In using that phrase, the former All Black is not implying that tales of the champions' set-piece power have been exaggerated, rather he is acknowledging the demolition job the Ospreys did on Munster at the Liberty Stadium before Christmas.
Props Paul James, Duncan Jones and Alan Jones were comprehensively on top in that encounter and their scrum nearly inspired a comeback victory over Cardiff Blues last weekend. It means Gibbes has been busy with his video analysis ahead of Friday's showdown.
"They (the Ospreys) have shown they have grown and developed and can withstand a bit of pressure," said Gibbes.
"They were also able to get back into the game through the scrum, which seems to have grown another arm and a leg. They seem to have gained real confidence out of it. I've certainly taken a clear interest in that.
"I think they got a penalty try when we played them over in Swansea, so we know the scrum is going to be important.
"If they get the quality platform with the scrum, with the angle they want, or a line-out, they can do some serious damage. As forwards we have a responsibility to look after our backs by giving them as much time and space to read what they are trying to defend."
Leinster's own scrummaging operation has been a major plus-point this season, particularly in their back-to-back Heineken Cup games with Clermont, although it was solid more than dominant in their Christmas derby wins over Ulster and Connacht.
So, does Gibbes think the Ospreys will do to Leinster what they did to Munster? "I'd hope not. I would hope a few lessons have been learned," he said.
"We have had a nice little bit of growth with our scrum this year but every game is a little bit different. They could come with different tactics. The ref could interpret things a little bit differently. We need to be adaptable but make no bones about it, we need to be bloody focused or we could get embarrassed at home."
With Stan Wright not due back from injury until February at the earliest, Clint Newland was brought in as cover from New Zealand but has had difficulties adjusting to his northern hemisphere scrummaging duties.

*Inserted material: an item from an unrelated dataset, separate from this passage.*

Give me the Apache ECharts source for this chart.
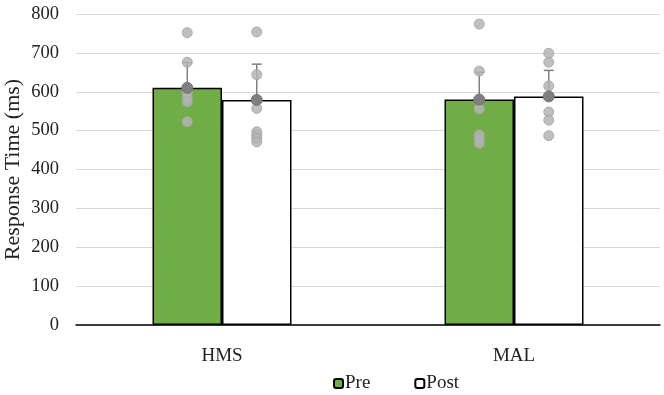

The scrum leader has been Newland's fellow tight-head Mike Ross who, together with loose-heads Cian Healy and Heinke van der Merwe -- and second-rows Leo Cullen and Nathan Hines -- has provided the platform for the back-row and backline to flourish.

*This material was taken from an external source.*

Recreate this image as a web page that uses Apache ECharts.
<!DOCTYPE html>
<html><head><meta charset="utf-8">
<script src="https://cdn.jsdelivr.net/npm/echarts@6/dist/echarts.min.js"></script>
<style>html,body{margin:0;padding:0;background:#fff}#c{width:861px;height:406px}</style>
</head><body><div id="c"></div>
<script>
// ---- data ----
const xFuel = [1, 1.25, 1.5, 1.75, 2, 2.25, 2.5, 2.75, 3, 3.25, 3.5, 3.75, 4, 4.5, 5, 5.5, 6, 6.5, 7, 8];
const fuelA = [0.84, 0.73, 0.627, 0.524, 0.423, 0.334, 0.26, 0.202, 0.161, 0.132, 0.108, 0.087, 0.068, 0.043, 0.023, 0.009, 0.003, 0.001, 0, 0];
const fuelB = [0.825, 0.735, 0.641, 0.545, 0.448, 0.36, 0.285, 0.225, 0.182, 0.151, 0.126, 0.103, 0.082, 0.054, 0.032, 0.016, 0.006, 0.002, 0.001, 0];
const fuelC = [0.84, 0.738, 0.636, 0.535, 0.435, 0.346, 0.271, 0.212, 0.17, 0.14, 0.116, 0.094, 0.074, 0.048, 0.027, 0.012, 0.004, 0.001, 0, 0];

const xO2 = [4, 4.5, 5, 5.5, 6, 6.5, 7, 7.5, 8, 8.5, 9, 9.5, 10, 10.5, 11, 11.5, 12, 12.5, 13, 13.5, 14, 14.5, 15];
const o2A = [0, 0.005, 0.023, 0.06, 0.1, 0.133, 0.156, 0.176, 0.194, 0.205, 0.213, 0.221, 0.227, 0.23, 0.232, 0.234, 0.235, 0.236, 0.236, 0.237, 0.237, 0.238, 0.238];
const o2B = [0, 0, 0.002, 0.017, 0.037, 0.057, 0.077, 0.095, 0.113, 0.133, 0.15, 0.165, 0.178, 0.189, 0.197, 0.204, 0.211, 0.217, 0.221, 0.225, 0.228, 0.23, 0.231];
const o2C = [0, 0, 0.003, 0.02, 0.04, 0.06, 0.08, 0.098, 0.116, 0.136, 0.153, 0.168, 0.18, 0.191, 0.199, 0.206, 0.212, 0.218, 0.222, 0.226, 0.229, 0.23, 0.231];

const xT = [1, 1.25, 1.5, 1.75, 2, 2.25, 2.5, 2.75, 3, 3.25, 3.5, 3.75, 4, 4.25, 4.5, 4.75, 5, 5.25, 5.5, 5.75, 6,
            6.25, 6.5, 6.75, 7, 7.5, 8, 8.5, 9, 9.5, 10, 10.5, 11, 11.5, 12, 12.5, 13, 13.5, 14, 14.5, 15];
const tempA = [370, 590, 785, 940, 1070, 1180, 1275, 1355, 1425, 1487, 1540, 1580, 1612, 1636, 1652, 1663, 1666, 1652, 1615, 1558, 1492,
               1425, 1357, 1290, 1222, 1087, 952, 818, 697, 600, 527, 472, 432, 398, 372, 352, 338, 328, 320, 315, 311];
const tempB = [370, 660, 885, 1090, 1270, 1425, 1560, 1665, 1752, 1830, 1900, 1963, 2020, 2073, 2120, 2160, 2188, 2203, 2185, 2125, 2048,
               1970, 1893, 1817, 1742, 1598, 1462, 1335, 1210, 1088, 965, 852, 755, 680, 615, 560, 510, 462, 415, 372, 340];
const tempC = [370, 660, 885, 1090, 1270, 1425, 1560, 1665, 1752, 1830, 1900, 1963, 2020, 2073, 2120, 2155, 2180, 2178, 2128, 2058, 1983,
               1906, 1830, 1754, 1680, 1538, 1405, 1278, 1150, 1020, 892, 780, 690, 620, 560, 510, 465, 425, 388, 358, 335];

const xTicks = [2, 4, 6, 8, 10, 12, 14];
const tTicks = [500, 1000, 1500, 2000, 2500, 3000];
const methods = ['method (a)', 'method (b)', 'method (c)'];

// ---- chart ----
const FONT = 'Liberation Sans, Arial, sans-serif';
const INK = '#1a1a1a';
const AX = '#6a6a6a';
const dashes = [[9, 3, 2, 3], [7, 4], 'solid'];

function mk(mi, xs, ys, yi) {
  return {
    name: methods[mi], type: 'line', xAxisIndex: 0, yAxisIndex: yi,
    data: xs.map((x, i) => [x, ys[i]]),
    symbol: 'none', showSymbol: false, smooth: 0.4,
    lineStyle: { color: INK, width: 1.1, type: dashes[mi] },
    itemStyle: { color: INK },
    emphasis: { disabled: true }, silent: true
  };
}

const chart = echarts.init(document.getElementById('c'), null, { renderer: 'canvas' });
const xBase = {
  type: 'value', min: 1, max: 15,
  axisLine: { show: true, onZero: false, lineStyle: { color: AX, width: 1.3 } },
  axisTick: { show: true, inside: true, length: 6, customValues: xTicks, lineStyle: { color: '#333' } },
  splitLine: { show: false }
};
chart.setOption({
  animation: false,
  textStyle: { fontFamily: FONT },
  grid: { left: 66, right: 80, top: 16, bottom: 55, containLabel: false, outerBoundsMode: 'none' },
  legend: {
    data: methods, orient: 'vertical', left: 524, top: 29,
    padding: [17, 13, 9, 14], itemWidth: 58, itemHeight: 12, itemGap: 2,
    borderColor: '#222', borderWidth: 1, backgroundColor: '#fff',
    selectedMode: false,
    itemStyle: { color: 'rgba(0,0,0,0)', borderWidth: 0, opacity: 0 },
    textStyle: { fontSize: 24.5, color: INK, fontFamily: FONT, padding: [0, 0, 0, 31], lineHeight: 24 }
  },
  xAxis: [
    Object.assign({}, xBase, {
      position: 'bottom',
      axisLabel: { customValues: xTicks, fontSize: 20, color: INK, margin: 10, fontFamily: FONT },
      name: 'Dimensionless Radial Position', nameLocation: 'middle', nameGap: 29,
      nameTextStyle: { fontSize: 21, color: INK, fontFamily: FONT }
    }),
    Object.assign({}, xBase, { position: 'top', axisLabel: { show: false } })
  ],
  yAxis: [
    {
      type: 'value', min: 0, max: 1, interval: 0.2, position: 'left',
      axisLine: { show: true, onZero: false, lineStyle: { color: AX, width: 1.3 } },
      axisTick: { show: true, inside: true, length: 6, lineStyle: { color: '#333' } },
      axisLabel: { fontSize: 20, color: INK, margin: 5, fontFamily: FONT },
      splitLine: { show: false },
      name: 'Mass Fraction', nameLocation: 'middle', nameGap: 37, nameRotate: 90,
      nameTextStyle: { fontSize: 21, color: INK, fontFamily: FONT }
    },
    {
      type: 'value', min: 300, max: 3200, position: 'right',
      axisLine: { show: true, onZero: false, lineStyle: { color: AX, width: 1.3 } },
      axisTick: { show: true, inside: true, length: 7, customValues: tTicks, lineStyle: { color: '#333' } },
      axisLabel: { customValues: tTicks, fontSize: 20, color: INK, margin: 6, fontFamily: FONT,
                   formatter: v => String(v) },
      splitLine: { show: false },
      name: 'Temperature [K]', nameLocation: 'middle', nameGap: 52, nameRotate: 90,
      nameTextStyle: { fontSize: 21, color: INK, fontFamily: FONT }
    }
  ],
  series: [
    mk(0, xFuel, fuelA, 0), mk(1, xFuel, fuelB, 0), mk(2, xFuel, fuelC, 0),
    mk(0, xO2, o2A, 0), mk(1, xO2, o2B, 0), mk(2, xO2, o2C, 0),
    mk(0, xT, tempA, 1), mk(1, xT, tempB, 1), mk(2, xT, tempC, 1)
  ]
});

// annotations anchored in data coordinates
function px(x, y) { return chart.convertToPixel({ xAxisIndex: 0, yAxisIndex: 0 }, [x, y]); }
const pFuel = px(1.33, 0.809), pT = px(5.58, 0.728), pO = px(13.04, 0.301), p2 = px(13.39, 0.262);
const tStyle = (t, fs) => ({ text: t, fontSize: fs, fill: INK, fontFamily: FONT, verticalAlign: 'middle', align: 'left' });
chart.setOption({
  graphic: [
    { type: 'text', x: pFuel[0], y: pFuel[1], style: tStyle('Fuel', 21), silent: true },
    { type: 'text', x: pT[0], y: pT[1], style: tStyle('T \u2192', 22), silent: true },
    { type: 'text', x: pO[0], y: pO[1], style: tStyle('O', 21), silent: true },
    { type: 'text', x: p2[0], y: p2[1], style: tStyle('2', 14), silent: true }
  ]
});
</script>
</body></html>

"Don't count the minutes, you make the minutes count. I think Rossy has made his minutes count a lot more this year," acknowledged Gibbes. "Stan's injury has provided a lot of opportunity for Mike this year and he's a resilient sort of guy.

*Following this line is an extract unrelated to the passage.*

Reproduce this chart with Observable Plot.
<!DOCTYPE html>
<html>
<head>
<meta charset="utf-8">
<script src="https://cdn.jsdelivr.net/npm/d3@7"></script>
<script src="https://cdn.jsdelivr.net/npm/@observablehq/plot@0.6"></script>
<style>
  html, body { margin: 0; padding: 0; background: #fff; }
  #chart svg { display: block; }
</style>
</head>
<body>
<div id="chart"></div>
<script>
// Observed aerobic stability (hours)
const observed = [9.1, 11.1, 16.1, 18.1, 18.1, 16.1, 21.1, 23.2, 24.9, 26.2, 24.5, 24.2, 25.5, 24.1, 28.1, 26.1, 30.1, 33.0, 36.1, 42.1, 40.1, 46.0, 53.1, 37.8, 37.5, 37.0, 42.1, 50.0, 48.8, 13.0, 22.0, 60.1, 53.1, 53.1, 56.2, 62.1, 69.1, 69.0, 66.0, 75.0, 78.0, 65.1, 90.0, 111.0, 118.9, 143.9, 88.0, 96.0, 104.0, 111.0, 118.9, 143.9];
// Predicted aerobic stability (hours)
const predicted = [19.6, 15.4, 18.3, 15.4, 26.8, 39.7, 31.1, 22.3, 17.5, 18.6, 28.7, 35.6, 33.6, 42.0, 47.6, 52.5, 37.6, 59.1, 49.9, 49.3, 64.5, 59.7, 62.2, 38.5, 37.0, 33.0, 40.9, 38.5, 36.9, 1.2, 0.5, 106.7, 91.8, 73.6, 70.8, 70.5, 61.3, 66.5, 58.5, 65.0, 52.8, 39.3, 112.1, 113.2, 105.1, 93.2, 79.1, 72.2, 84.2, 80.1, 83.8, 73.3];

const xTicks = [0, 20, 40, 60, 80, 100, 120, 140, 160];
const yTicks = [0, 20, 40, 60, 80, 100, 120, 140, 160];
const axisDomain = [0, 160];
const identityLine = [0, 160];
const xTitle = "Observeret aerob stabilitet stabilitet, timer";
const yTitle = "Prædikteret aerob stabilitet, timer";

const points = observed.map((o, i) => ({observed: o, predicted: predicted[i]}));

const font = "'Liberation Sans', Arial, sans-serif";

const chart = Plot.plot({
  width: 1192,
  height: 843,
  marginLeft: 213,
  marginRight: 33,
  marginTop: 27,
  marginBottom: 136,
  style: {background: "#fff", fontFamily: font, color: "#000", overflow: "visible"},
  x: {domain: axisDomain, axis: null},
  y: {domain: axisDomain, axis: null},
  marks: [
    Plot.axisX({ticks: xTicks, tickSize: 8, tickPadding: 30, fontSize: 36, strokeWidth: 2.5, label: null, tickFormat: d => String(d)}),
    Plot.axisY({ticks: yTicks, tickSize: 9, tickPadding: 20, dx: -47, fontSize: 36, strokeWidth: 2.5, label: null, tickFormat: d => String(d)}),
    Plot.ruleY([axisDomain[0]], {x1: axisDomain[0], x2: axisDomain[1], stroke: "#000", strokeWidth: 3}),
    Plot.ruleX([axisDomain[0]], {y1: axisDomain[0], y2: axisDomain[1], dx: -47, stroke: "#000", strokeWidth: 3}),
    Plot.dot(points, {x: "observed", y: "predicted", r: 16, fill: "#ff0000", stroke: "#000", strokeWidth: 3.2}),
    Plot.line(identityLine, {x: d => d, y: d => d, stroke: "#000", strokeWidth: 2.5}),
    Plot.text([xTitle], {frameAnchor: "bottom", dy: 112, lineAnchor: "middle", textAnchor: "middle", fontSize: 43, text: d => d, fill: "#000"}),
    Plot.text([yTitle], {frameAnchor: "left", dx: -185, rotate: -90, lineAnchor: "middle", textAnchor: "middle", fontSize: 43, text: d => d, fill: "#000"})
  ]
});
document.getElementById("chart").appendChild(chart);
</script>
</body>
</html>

"He's added a lot more -- him and (scrum coach) Greg Feek have gotten along pretty well, he's used his experience there and he's really enjoying his scrummaging stuff. He's got challenges with other areas of his game as well but we're seeing improvements there as well."
The Ospreys' last visit to the RDS was for the league's Grand Final in May and Gibbes says Leinster's memories of that 17-12 defeat still rankle.
"My frustration was that the year's work we had put in, we didn't perform the way you need to in order to win a Grand Final. It was massively disappointing."